Blocking mode options

These options apply when you run keep-gpu without subcommands.

Option Type Description
--interval INTEGER seconds Sleep duration between utilization checks and keep-alive batches.
--gpu-ids TEXT comma-separated ints Subset of GPUs to guard (for example, 0,2). Omit to use all visible GPUs.
--vram TEXT human size or bytes Amount of memory each GPU controller allocates (512MB, 1GiB, 1073741824).
--busy-threshold INTEGER / --util-threshold INTEGER percent Back off when utilization is above this value.
--threshold TEXT deprecated Legacy alias: numeric values map to busy-threshold, size strings map to vram.

Service mode

keep-gpu serve

Starts local KeepGPU service (HTTP + JSON-RPC + dashboard).

Option Default Description
--host 127.0.0.1 Service bind host.
--port 8765 Service port.

keep-gpu start

Starts a keep session and returns immediately with job_id.

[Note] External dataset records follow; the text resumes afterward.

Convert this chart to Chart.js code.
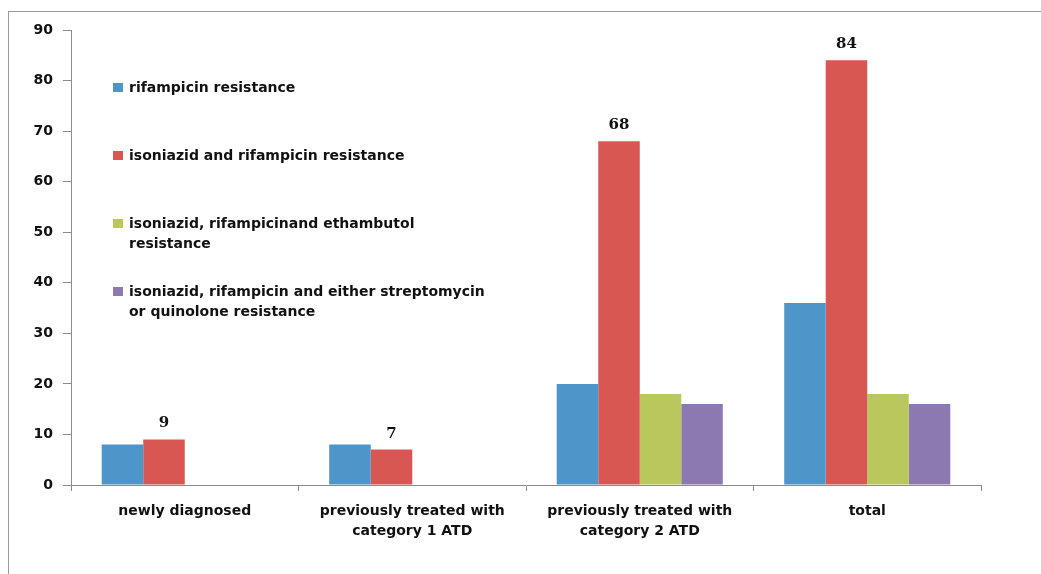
<!DOCTYPE html>
<html>
<head>
<meta charset="utf-8">
<script src="https://cdn.jsdelivr.net/npm/chart.js@4/dist/chart.umd.min.js"></script>
<style>
  html, body { margin: 0; padding: 0; background: #fff; overflow: hidden; }
  #wrap { position: relative; width: 1041px; height: 574px; }
  canvas { display: block; }
</style>
</head>
<body>
<div id="wrap"><canvas id="c" width="1041" height="574"></canvas></div>
<script>
// Patient groups along the x axis (multi-line labels)
const categories = [
  ["newly diagnosed"],
  ["previously treated with", "category 1 ATD"],
  ["previously treated with", "category 2 ATD"],
  ["total"]
];

// Resistance pattern counts per group
const rifampicinRes = [8, 8, 20, 36];
const isoRifRes = [9, 7, 68, 84];
const isoRifEthRes = [null, null, 18, 18];
const isoRifStrepQuinRes = [null, null, 16, 16];

// Series names, split where the legend wraps
const seriesNames = [
  ["rifampicin resistance"],
  ["isoniazid and rifampicin resistance"],
  ["isoniazid, rifampicinand ethambutol", "resistance"],
  ["isoniazid, rifampicin and either streptomycin", "or quinolone resistance"]
];

// Value axis ticks
const yTicks = [0, 10, 20, 30, 40, 50, 60, 70, 80, 90];

const seriesColors = ["#4E95C9", "#D95753", "#B9C75C", "#8D79B1"];
const axisColor = "#8c8c8c";
const textColor = "#111";
const sansBold = { family: "'DejaVu Sans', sans-serif", size: 14, weight: "bold" };

// Thin frame around the whole figure
const framePlugin = {
  id: "frame",
  beforeDraw(chart) {
    const ctx = chart.ctx;
    ctx.save();
    ctx.strokeStyle = "#9a9a9a";
    ctx.lineWidth = 1;
    ctx.strokeRect(8.5, 11.5, chart.width + 20, chart.height + 20);
    ctx.restore();
  }
};

// Legend drawn inside the plot area, with wrapped entries
const innerLegendPlugin = {
  id: "innerLegend",
  afterDraw(chart, args, opts) {
    const ctx = chart.ctx;
    ctx.save();
    ctx.font = "bold 14px 'DejaVu Sans', sans-serif";
    ctx.textBaseline = "middle";
    ctx.textAlign = "left";
    chart.data.datasets.forEach((ds, i) => {
      const y0 = opts.top + i * opts.step;
      ctx.fillStyle = ds.backgroundColor;
      ctx.fillRect(opts.left, y0 - 5, 10, 9);
      ctx.fillStyle = textColor;
      const lines = seriesNames[i];
      lines.forEach((line, j) => {
        ctx.fillText(line, opts.left + 16, y0 + j * opts.lineGap);
      });
    });
    ctx.restore();
  }
};

// Value labels above the isoniazid + rifampicin bars
const valueLabelPlugin = {
  id: "valueLabels",
  afterDatasetsDraw(chart) {
    const ctx = chart.ctx;
    const dsIndex = 1;
    const meta = chart.getDatasetMeta(dsIndex);
    const values = chart.data.datasets[dsIndex].data;
    ctx.save();
    ctx.font = "bold 15px 'DejaVu Serif', serif";
    ctx.fillStyle = textColor;
    ctx.textAlign = "center";
    ctx.textBaseline = "middle";
    meta.data.forEach((bar, k) => {
      if (values[k] == null) return;
      ctx.fillText(String(values[k]), bar.x, bar.y - 16);
    });
    ctx.restore();
  }
};

new Chart(document.getElementById("c"), {
  type: "bar",
  data: {
    labels: categories,
    datasets: [
      { label: seriesNames[0].join(" "), data: rifampicinRes, backgroundColor: seriesColors[0] },
      { label: seriesNames[1].join(" "), data: isoRifRes, backgroundColor: seriesColors[1] },
      { label: seriesNames[2].join(" "), data: isoRifEthRes, backgroundColor: seriesColors[2] },
      { label: seriesNames[3].join(" "), data: isoRifStrepQuinRes, backgroundColor: seriesColors[3] }
    ]
  },
  options: {
    responsive: false,
    animation: false,
    devicePixelRatio: 1,
    categoryPercentage: 0.73,
    barPercentage: 1,
    layout: { padding: { top: 30, right: 60, left: 0, bottom: 0 } },
    plugins: {
      legend: { display: false },
      tooltip: { enabled: false },
      innerLegend: { left: 113, top: 88, step: 68, lineGap: 20 }
    },
    scales: {
      x: {
        offset: true,
        grid: { drawOnChartArea: false, offset: true, tickLength: 6, color: axisColor },
        border: { color: axisColor },
        ticks: { font: { ...sansBold, lineHeight: 1.4 }, color: textColor, padding: 11, maxRotation: 0, autoSkip: false },
        afterFit(scale) { scale.height = 89; }
      },
      y: {
        min: 0,
        max: 90,
        afterBuildTicks(scale) { scale.ticks = yTicks.map(v => ({ value: v })); },
        grid: { drawOnChartArea: false, tickLength: 8, color: axisColor },
        border: { color: axisColor },
        ticks: { font: sansBold, color: textColor, padding: 10 },
        afterFit(scale) { scale.width = 71; }
      }
    }
  },
  plugins: [framePlugin, innerLegendPlugin, valueLabelPlugin]
});
</script>
</body>
</html>
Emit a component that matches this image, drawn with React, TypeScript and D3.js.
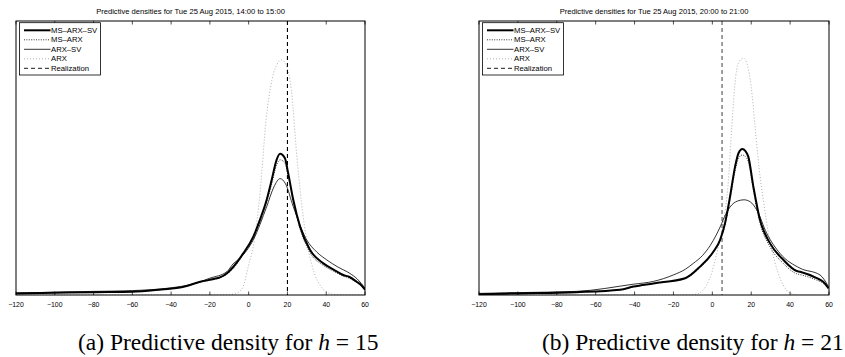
import React, { useEffect, useRef } from 'react';
import * as d3 from 'd3';

// x grid for each panel (forecast error, MW) and the density values
const xTicks = [-120, -100, -80, -60, -40, -20, 0, 20, 40, 60];

const leftMsArxSvX = [-120, -100, -80, -60, -45, -34, -25, -18, -14.8, -11, -8, -2.8, 2.4, 5.8, 9.3, 11.9, 14.4, 16.2, 18.7, 20.4, 23, 26.5, 31.6, 38.5, 44, 48.8, 52, 55.7, 58, 60];
const leftMsArxSv = [0.0004, 0.00055, 0.0007, 0.0008, 0.0014, 0.002, 0.0033, 0.004, 0.0044, 0.0055, 0.007, 0.0104, 0.0146, 0.0188, 0.0238, 0.0288, 0.0338, 0.0353, 0.0342, 0.0304, 0.0238, 0.0171, 0.0113, 0.0079, 0.0063, 0.005, 0.0045, 0.0033, 0.0025, 0.0013];
const leftMsArx = [0.0005, 0.0006, 0.0008, 0.0009, 0.0014, 0.002, 0.0032, 0.0039, 0.0043, 0.0053, 0.0066, 0.0101, 0.0143, 0.0184, 0.0232, 0.0278, 0.0325, 0.0338, 0.033, 0.0296, 0.0234, 0.0166, 0.0106, 0.0074, 0.0059, 0.0047, 0.0042, 0.0031, 0.0023, 0.0012];

const leftArxSvX = [-120, -100, -80, -60, -40, -30, -20, -11.3, -8, -4.5, 2.4, 9.3, 13, 16.2, 19, 23, 29.9, 35, 40.2, 46, 52.2, 56, 60];
const leftArxSv = [0.0005, 0.0007, 0.0009, 0.0011, 0.0018, 0.0026, 0.0042, 0.0058, 0.0078, 0.0092, 0.0138, 0.0221, 0.027, 0.0291, 0.0278, 0.0221, 0.0138, 0.0108, 0.0088, 0.007, 0.0054, 0.004, 0.0017];

const leftArxX = [-120, -20, -10, -6, -3, 0, 3, 6, 9, 12, 15, 17, 19, 22, 25, 28, 31, 34, 37, 40, 45, 60];
const leftArx = [0, 0, 0.0001, 0.0005, 0.002, 0.0075, 0.0138, 0.0263, 0.0438, 0.0538, 0.058, 0.0588, 0.0578, 0.0513, 0.0338, 0.02, 0.0108, 0.0053, 0.0023, 0.0008, 0.0001, 0];

const rightMsArxSvX = [-120, -100, -70, -47.5, -40.6, -30.3, -14, -6.3, 0.5, 4, 6.5, 9.1, 11.7, 13.5, 15.4, 17, 18.5, 21.1, 24.5, 29.7, 36.5, 43.4, 45.1, 53.7, 57, 59.7];
const rightMsArxSv = [0.0002, 0.0004, 0.0007, 0.0013, 0.0021, 0.0029, 0.0042, 0.0071, 0.0108, 0.0138, 0.0179, 0.0246, 0.0321, 0.0355, 0.0365, 0.036, 0.0346, 0.0271, 0.0188, 0.0129, 0.0088, 0.006, 0.0058, 0.0042, 0.0033, 0.0017];
const rightMsArx = [0.0003, 0.0005, 0.0008, 0.0013, 0.002, 0.0029, 0.0041, 0.0069, 0.0106, 0.0136, 0.0175, 0.0238, 0.031, 0.0342, 0.035, 0.0346, 0.0333, 0.0262, 0.018, 0.012, 0.0079, 0.0053, 0.0051, 0.0037, 0.0029, 0.0015];

const rightArxSvX = [-120, -100, -70, -40.6, -30.3, -20.1, -14, -9.8, -5, -1.2, 2, 4, 7, 9.1, 13, 16.3, 19.5, 22.8, 28, 34.8, 45.1, 55.4, 59.7];
const rightArxSv = [0.0004, 0.0006, 0.0009, 0.0027, 0.0034, 0.005, 0.0064, 0.0079, 0.0099, 0.0123, 0.015, 0.017, 0.0203, 0.022, 0.0235, 0.0238, 0.0233, 0.0213, 0.0154, 0.0104, 0.0067, 0.005, 0.0021];

const rightArxX = [-120, -12, -7, -3, 0, 3, 6, 8, 10, 12, 14, 16, 18, 20, 22, 24, 26.2, 29, 32, 35, 38, 41, 45, 60];
const rightArx = [0, 0, 0.0004, 0.0025, 0.006, 0.012, 0.019, 0.027, 0.042, 0.0545, 0.0585, 0.0592, 0.0575, 0.052, 0.042, 0.032, 0.0238, 0.015, 0.0085, 0.004, 0.0013, 0.0003, 0, 0];

const legendLabels = ['MS\u2013ARX\u2013SV', 'MS\u2013ARX', 'ARX\u2013SV', 'ARX', 'Realization'];

const panels = [
  {
    left: 16, right: 365,
    title: 'Predictive densities for Tue 25 Aug 2015, 14:00 to 15:00',
    realization: 20, realColor: '#000',
    caption: ['(a) Predictive density for ', 'h', ' = 15'], capX: 78,
    series: [
      { x: leftArxX, y: leftArx },
      { x: leftMsArxSvX, y: leftMsArx },
      { x: leftArxSvX, y: leftArxSv },
      { x: leftMsArxSvX, y: leftMsArxSv },
    ],
  },
  {
    left: 479, right: 829,
    title: 'Predictive densities for Tue 25 Aug 2015, 20:00 to 21:00',
    realization: 5, realColor: '#808080',
    caption: ['(b) Predictive density for ', 'h', ' = 21'], capX: 542,
    series: [
      { x: rightArxX, y: rightArx },
      { x: rightMsArxSvX, y: rightMsArx },
      { x: rightArxSvX, y: rightArxSv },
      { x: rightMsArxSvX, y: rightMsArxSv },
    ],
  },
];

// drawing order: ARX, MS-ARX, ARX-SV, MS-ARX-SV
const styles = [
  { stroke: '#9a9a9a', width: 0.8, dash: '1,2' },
  { stroke: '#333', width: 1, dash: '1,1.4' },
  { stroke: '#000', width: 0.8, dash: null },
  { stroke: '#000', width: 2, dash: null },
];
const legendStyles = [styles[3], styles[1], styles[2], styles[0]];

const SANS = 'Liberation Sans, Arial, Helvetica, sans-serif';

export default function App() {
  const svgRef = useRef<SVGSVGElement>(null);

  useEffect(() => {
    const svg = d3.select(svgRef.current);
    svg.selectAll('*').remove();

    const top = 21;
    const bottom = 295;
    const yScale = d3.scaleLinear().domain([0, 0.0685]).range([bottom, top]);

    panels.forEach(p => {
      const g = svg.append('g');
      const xScale = d3.scaleLinear().domain([-120, 60]).range([p.left, p.right]);

      // clip for curves
      const clipId = `clip${p.left}`;
      g.append('clipPath').attr('id', clipId)
        .append('rect')
        .attr('x', p.left).attr('y', top)
        .attr('width', p.right - p.left).attr('height', bottom - top);

      const curves = g.append('g').attr('clip-path', `url(#${clipId})`);

      // realization
      curves.append('line')
        .attr('x1', xScale(p.realization)).attr('x2', xScale(p.realization))
        .attr('y1', top).attr('y2', bottom)
        .attr('stroke', p.realColor)
        .attr('stroke-width', p.realColor === '#000' ? 1.1 : 1.5)
        .attr('stroke-dasharray', '4,3');

      p.series.forEach((s, i) => {
        const st = styles[i];
        const line = d3.line<number>()
          .x((d, j) => xScale(s.x[j]))
          .y(d => yScale(d))
          .curve(d3.curveMonotoneX);
        curves.append('path')
          .datum(s.y)
          .attr('d', line)
          .attr('fill', 'none')
          .attr('stroke', st.stroke)
          .attr('stroke-width', st.width)
          .attr('stroke-linejoin', 'round')
          .attr('stroke-dasharray', st.dash);
      });

      // frame
      g.append('rect')
        .attr('x', p.left).attr('y', top)
        .attr('width', p.right - p.left).attr('height', bottom - top)
        .attr('fill', 'none').attr('stroke', '#000').attr('stroke-width', 1);

      // ticks top and bottom (inward)
      xTicks.forEach(t => {
        const x = xScale(t);
        g.append('line').attr('x1', x).attr('x2', x).attr('y1', bottom).attr('y2', bottom - 3.5)
          .attr('stroke', '#000').attr('stroke-width', 0.7);
        g.append('line').attr('x1', x).attr('x2', x).attr('y1', top).attr('y2', top + 3.5)
          .attr('stroke', '#000').attr('stroke-width', 0.7);
        g.append('text')
          .attr('x', x).attr('y', 307)
          .attr('text-anchor', 'middle')
          .attr('font-family', SANS).attr('font-size', 6.9)
          .text(d3.format('')(t));
      });

      // title
      g.append('text')
        .attr('x', (p.left + p.right) / 2).attr('y', 13.5)
        .attr('text-anchor', 'middle')
        .attr('font-family', SANS).attr('font-size', 7.6)
        .text(p.title);

      // legend
      const lx = p.left + 3.5;
      const ly = top + 1.7;
      g.append('rect')
        .attr('x', lx).attr('y', ly).attr('width', 81).attr('height', 52.3)
        .attr('fill', '#fff').attr('stroke', '#000').attr('stroke-width', 0.8);
      legendLabels.forEach((lab, i) => {
        const yy = ly + 7.6 + i * 9.5;
        const st = i < 4 ? legendStyles[i] : { stroke: '#000', width: 0.9, dash: '4,3' };
        g.append('line')
          .attr('x1', lx + 4.5).attr('x2', lx + 31)
          .attr('y1', yy).attr('y2', yy)
          .attr('stroke', st.stroke).attr('stroke-width', st.width)
          .attr('stroke-dasharray', st.dash);
        g.append('text')
          .attr('x', lx + 31.5).attr('y', yy + 2.6)
          .attr('font-family', SANS).attr('font-size', 7.7)
          .text(lab);
      });

      // caption
      const cap = g.append('text')
        .attr('x', p.capX).attr('y', 350)
        .attr('font-family', 'Liberation Serif, Times New Roman, serif')
        .attr('font-size', 23.5);
      cap.append('tspan').text(p.caption[0]);
      cap.append('tspan').attr('font-style', 'italic').text(p.caption[1]);
      cap.append('tspan').text(p.caption[2]);
    });
  }, []);

  return (
    <svg
      ref={svgRef}
      width={845}
      height={357}
      style={{ position: 'absolute', left: 0, top: 0, background: '#fff' }}
    />
  );
}
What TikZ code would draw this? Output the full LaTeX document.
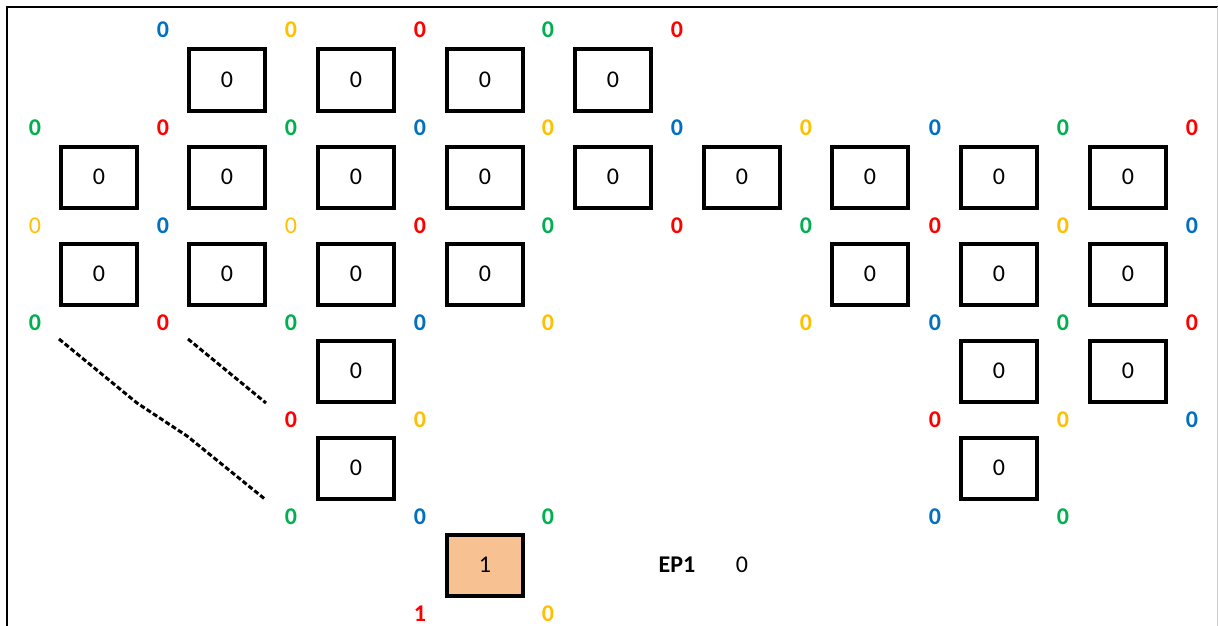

Option Default Description
--gpu-ids all Comma-separated GPU IDs.
--vram 1GiB Per-GPU keep memory target.
--interval 300 Keep cycle interval in seconds.
--busy-threshold / --util-threshold -1 Backoff threshold.
--job-id auto Optional custom id.
--host 127.0.0.1 Service host to contact.
--port 8765 Service port to contact.
--auto-start/--no-auto-start --auto-start Auto-start local service if unavailable.

keep-gpu status

Option Description
--job-id Optional session id; omit to list all active jobs.
--host, --port Service host/port.

keep-gpu stop

Option Description
--job-id Stop one session.
--all Stop all sessions.
--host, --port Service host/port.

keep-gpu list-gpus

Returns GPU telemetry from service.

keep-gpu service-stop

Stops local daemon process created by auto-start logic.

Option Description
--host, --port Service host/port.
--force Stop daemon even if active sessions exist.

Service HTTP endpoints

Endpoint Method Purpose
/health GET Service liveness probe.
/api/gpus GET GPU telemetry (id, name, memory, utilization).
/api/sessions GET Active keep sessions.
/api/sessions/{job_id} GET One session status.
/api/sessions POST Start session (gpu_ids, vram, interval, busy_threshold, job_id).
/api/sessions DELETE Stop all sessions.
/api/sessions/{job_id} DELETE Stop one session.
/rpc POST JSON-RPC compatibility endpoint.
/ GET Dashboard UI.

Environment variables

Variable Effect
CUDA_VISIBLE_DEVICES Standard CUDA filtering. Blocking mode honors it before --gpu-ids.
CONSOLE_LOG_LEVEL Console log level (DEBUG, INFO, WARNING, ERROR, no).
FILE_LOG_LEVEL File log level; writes logs under ./logs/ when enabled.